The Coronavirus Aid, Relief, and Economic Security (CARES) Act provided roughly $10 billion in direct housing assistance along with eviction, foreclosure, and forbearance protections worth billions, primarily to families and individuals whose homes are in some way federally subsidized, whether through public housing, rental assistance, or a federally backed mortgage. Most notably, the CARES Act provided for a temporary moratorium on eviction filings that expired on July 24. With the expiration of that moratorium, some estimate between 19 and 23 million families now face eviction by October.

The Latest Eviction Moratorium

To qualify for protection, a renter must provide a written certification attesting that they meet certain requirements. Applicants:

  • cannot be making more than $99,000 a year (or double if filing jointly). Having received a stimulus check, or being eligible to have received a stimulus check, does not preclude an application;
  • must have lost “substantial” income;
  • must have made all reasonable efforts to have obtained other financial assistance;
  • must certify that they are paying as much rent as they can afford;
  • must be at risk of homelessness or living with others in close proximity if evicted; and
  • must make up all missed payments when the moratorium expires.

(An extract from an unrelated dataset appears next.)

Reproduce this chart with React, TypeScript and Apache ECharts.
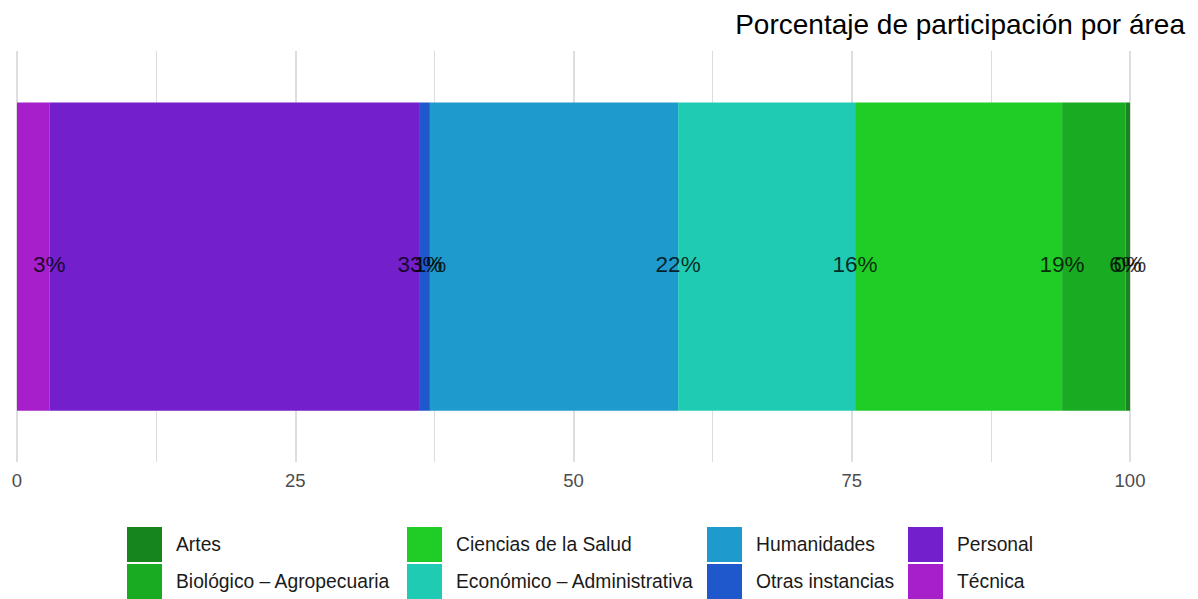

Unlike the eviction protections as provided by the CARES Act, the moratorium applies to all rental units in the United States and not just those with federally backed mortgages. Treasury Secretary Steven Mnuchin noted before a congressional coronavirus subcommittee that as a result of this broad applicability, an estimated 40 million renters could be eligible for this relief.

Under the terms of the order, however, renters can still be evicted for reasons other than non-payment of rent. Landlords violating the order, and renters making false attestations, would face criminal prosecution.

Analysis

Without an eviction moratorium, millions of families could be without homes before the end of the year. The displacement of so many could have enormous ramifications, not just for the existing homeless population in the United States, but also for the spread of the virus, as individuals are forced to move back in with relatives or into unsafe housing. It is this public health aspect that has clearly motivated the CDC’s proposed order, and even if considered solely from the perspective of transmission reduction, an eviction moratorium is likely a necessary and welcome step.

As a response to a looming housing crisis, however, the moratorium barely meets the minimum requirements. Not only is the current eviction crisis simply postponed until January, but the problem may well be worse at that time. The weather will be colder, and it remains unclear whether renters may be required to repay all owed back rent in a single payment—a likely impossible demand on many families. The difficulties of this agency order are not limited simply to renters. Requiring landlords to forgo as much as four months of income in the background of the financial difficulties caused by the coronavirus would likely cause an enormous strain not simply on the finances of landlords individually but on the viability of the entire rental market.

Conclusions

Keeping millions of Americans in their homes during these extraordinary times should be considered the lowest possible metric for success (which makes it all the more galling that this is not something Congress has achieved). But merely keeping people in their houses is not enough, and the CDC’s order may even create more problems than it solves. Once again, this administration has proposed an extraordinary liquidity shortfall for those individuals and companies that own properties without attempting in any way to provide financial redress; as a measure, it is as nonsensical and egregious as proposing that all doctors work for free until Christmas.